Provided material
+ + + + + + +
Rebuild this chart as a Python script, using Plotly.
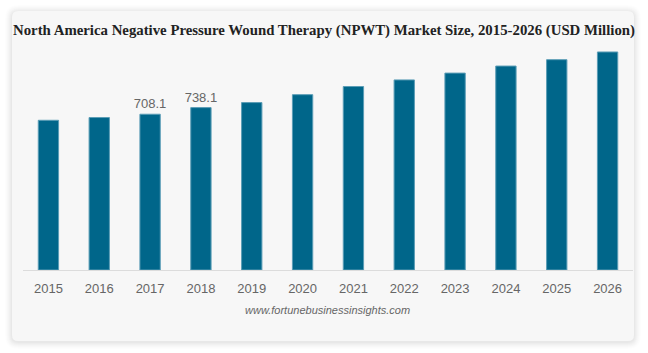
import plotly.graph_objects as go

# ---- data ----
years = ["2015", "2016", "2017", "2018", "2019", "2020", "2021", "2022", "2023", "2024", "2025", "2026"]
market_size = [680.5, 693.0, 708.1, 738.1, 761.0, 797.0, 834.0, 864.0, 895.0, 927.0, 956.0, 991.0]
labelled_years = ["2017", "2018"]

TITLE = "North America Negative Pressure Wound Therapy (NPWT) Market Size, 2015-2026 (USD Million)"
SOURCE = "www.fortunebusinessinsights.com"

W, H = 648, 353
ML, MR, MT, MB = 23, 15, 50, 83
PW, PH = W - ML - MR, H - MT - MB


def px2x(px):
    return (px - ML) / PW


def px2y(py):
    return (H - MB - py) / PH


def rounded_rect(x0, y0, x1, y1, r):
    X = lambda v: px2x(v)
    Y = lambda v: px2y(v)
    return (
        f"M {X(x0 + r)} {Y(y0)} L {X(x1 - r)} {Y(y0)} Q {X(x1)} {Y(y0)} {X(x1)} {Y(y0 + r)} "
        f"L {X(x1)} {Y(y1 - r)} Q {X(x1)} {Y(y1)} {X(x1 - r)} {Y(y1)} "
        f"L {X(x0 + r)} {Y(y1)} Q {X(x0)} {Y(y1)} {X(x0)} {Y(y1 - r)} "
        f"L {X(x0)} {Y(y0 + r)} Q {X(x0)} {Y(y0)} {X(x0 + r)} {Y(y0)} Z"
    )


texts = [f"{v:.1f}" if y in labelled_years else "" for y, v in zip(years, market_size)]

fig = go.Figure(
    go.Bar(
        x=years,
        y=market_size,
        width=0.4,
        marker=dict(color="#00668a", line=dict(color="#5b9db6", width=1)),
        text=texts,
        textposition="outside",
        constraintext="none",
        textfont=dict(family="Liberation Sans, Arial, sans-serif", size=13, color="#666666"),
        cliponaxis=False,
        hoverinfo="x+y",
    )
)

shapes = []
# soft shadow
for i, op in enumerate([0.018, 0.016, 0.014, 0.012, 0.01, 0.008, 0.006]):
    d = i + 1
    shapes.append(dict(
        type="path", xref="paper", yref="paper", layer="below",
        path=rounded_rect(12 - d, 11 - d + 1, 634 + d, 341 + d + 1, 6 + d),
        fillcolor=f"rgba(0,0,0,{op})", line=dict(width=0),
    ))
# card
shapes.append(dict(
    type="path", xref="paper", yref="paper", layer="below",
    path=rounded_rect(12, 11, 634, 341, 6),
    fillcolor="#f7f7f7", line=dict(width=0),
))

fig.update_layout(
    width=W,
    height=H,
    margin=dict(l=ML, r=MR, t=MT, b=MB),
    paper_bgcolor="#ffffff",
    plot_bgcolor="rgba(0,0,0,0)",
    showlegend=False,
    shapes=shapes,
    title=dict(
        text=f"<b>{TITLE}</b>",
        x=324 / W, xanchor="center",
        y=1 - 30 / H, yanchor="middle",
        font=dict(family="Liberation Serif, Times New Roman, serif", size=14.8, color="#222222"),
    ),
    xaxis=dict(
        showgrid=False,
        showline=True,
        linecolor="#dcdcdc",
        linewidth=1,
        ticks="",
        tickfont=dict(family="Liberation Sans, Arial, sans-serif", size=13, color="#666666"),
        ticklabelstandoff=6,
        fixedrange=True,
    ),
    yaxis=dict(
        range=[0, 1000],
        visible=False,
        showgrid=False,
        zeroline=False,
        fixedrange=True,
    ),
    annotations=[
        dict(
            text=f"<i>{SOURCE}</i>",
            xref="paper", yref="paper",
            x=px2x(327), y=px2y(310),
            xanchor="center", yanchor="middle",
            showarrow=False,
            font=dict(family="Liberation Sans, Arial, sans-serif", size=11, color="#666666"),
        )
    ],
)

fig.write_html("out.html")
+ + + + + + +
Written task
Repeat the material above in full and unchanged, minus its images.

Response
Rebuild this chart as a Python script, using Plotly.
import plotly.graph_objects as go

# ---- data ----
years = ["2015", "2016", "2017", "2018", "2019", "2020", "2021", "2022", "2023", "2024", "2025", "2026"]
market_size = [680.5, 693.0, 708.1, 738.1, 761.0, 797.0, 834.0, 864.0, 895.0, 927.0, 956.0, 991.0]
labelled_years = ["2017", "2018"]

TITLE = "North America Negative Pressure Wound Therapy (NPWT) Market Size, 2015-2026 (USD Million)"
SOURCE = "www.fortunebusinessinsights.com"

W, H = 648, 353
ML, MR, MT, MB = 23, 15, 50, 83
PW, PH = W - ML - MR, H - MT - MB


def px2x(px):
    return (px - ML) / PW


def px2y(py):
    return (H - MB - py) / PH


def rounded_rect(x0, y0, x1, y1, r):
    X = lambda v: px2x(v)
    Y = lambda v: px2y(v)
    return (
        f"M {X(x0 + r)} {Y(y0)} L {X(x1 - r)} {Y(y0)} Q {X(x1)} {Y(y0)} {X(x1)} {Y(y0 + r)} "
        f"L {X(x1)} {Y(y1 - r)} Q {X(x1)} {Y(y1)} {X(x1 - r)} {Y(y1)} "
        f"L {X(x0 + r)} {Y(y1)} Q {X(x0)} {Y(y1)} {X(x0)} {Y(y1 - r)} "
        f"L {X(x0)} {Y(y0 + r)} Q {X(x0)} {Y(y0)} {X(x0 + r)} {Y(y0)} Z"
    )


texts = [f"{v:.1f}" if y in labelled_years else "" for y, v in zip(years, market_size)]

fig = go.Figure(
    go.Bar(
        x=years,
        y=market_size,
        width=0.4,
        marker=dict(color="#00668a", line=dict(color="#5b9db6", width=1)),
        text=texts,
        textposition="outside",
        constraintext="none",
        textfont=dict(family="Liberation Sans, Arial, sans-serif", size=13, color="#666666"),
        cliponaxis=False,
        hoverinfo="x+y",
    )
)

shapes = []
# soft shadow
for i, op in enumerate([0.018, 0.016, 0.014, 0.012, 0.01, 0.008, 0.006]):
    d = i + 1
    shapes.append(dict(
        type="path", xref="paper", yref="paper", layer="below",
        path=rounded_rect(12 - d, 11 - d + 1, 634 + d, 341 + d + 1, 6 + d),
        fillcolor=f"rgba(0,0,0,{op})", line=dict(width=0),
    ))
# card
shapes.append(dict(
    type="path", xref="paper", yref="paper", layer="below",
    path=rounded_rect(12, 11, 634, 341, 6),
    fillcolor="#f7f7f7", line=dict(width=0),
))

fig.update_layout(
    width=W,
    height=H,
    margin=dict(l=ML, r=MR, t=MT, b=MB),
    paper_bgcolor="#ffffff",
    plot_bgcolor="rgba(0,0,0,0)",
    showlegend=False,
    shapes=shapes,
    title=dict(
        text=f"<b>{TITLE}</b>",
        x=324 / W, xanchor="center",
        y=1 - 30 / H, yanchor="middle",
        font=dict(family="Liberation Serif, Times New Roman, serif", size=14.8, color="#222222"),
    ),
    xaxis=dict(
        showgrid=False,
        showline=True,
        linecolor="#dcdcdc",
        linewidth=1,
        ticks="",
        tickfont=dict(family="Liberation Sans, Arial, sans-serif", size=13, color="#666666"),
        ticklabelstandoff=6,
        fixedrange=True,
    ),
    yaxis=dict(
        range=[0, 1000],
        visible=False,
        showgrid=False,
        zeroline=False,
        fixedrange=True,
    ),
    annotations=[
        dict(
            text=f"<i>{SOURCE}</i>",
            xref="paper", yref="paper",
            x=px2x(327), y=px2y(310),
            xanchor="center", yanchor="middle",
            showarrow=False,
            font=dict(family="Liberation Sans, Arial, sans-serif", size=11, color="#666666"),
        )
    ],
)

fig.write_html("out.html")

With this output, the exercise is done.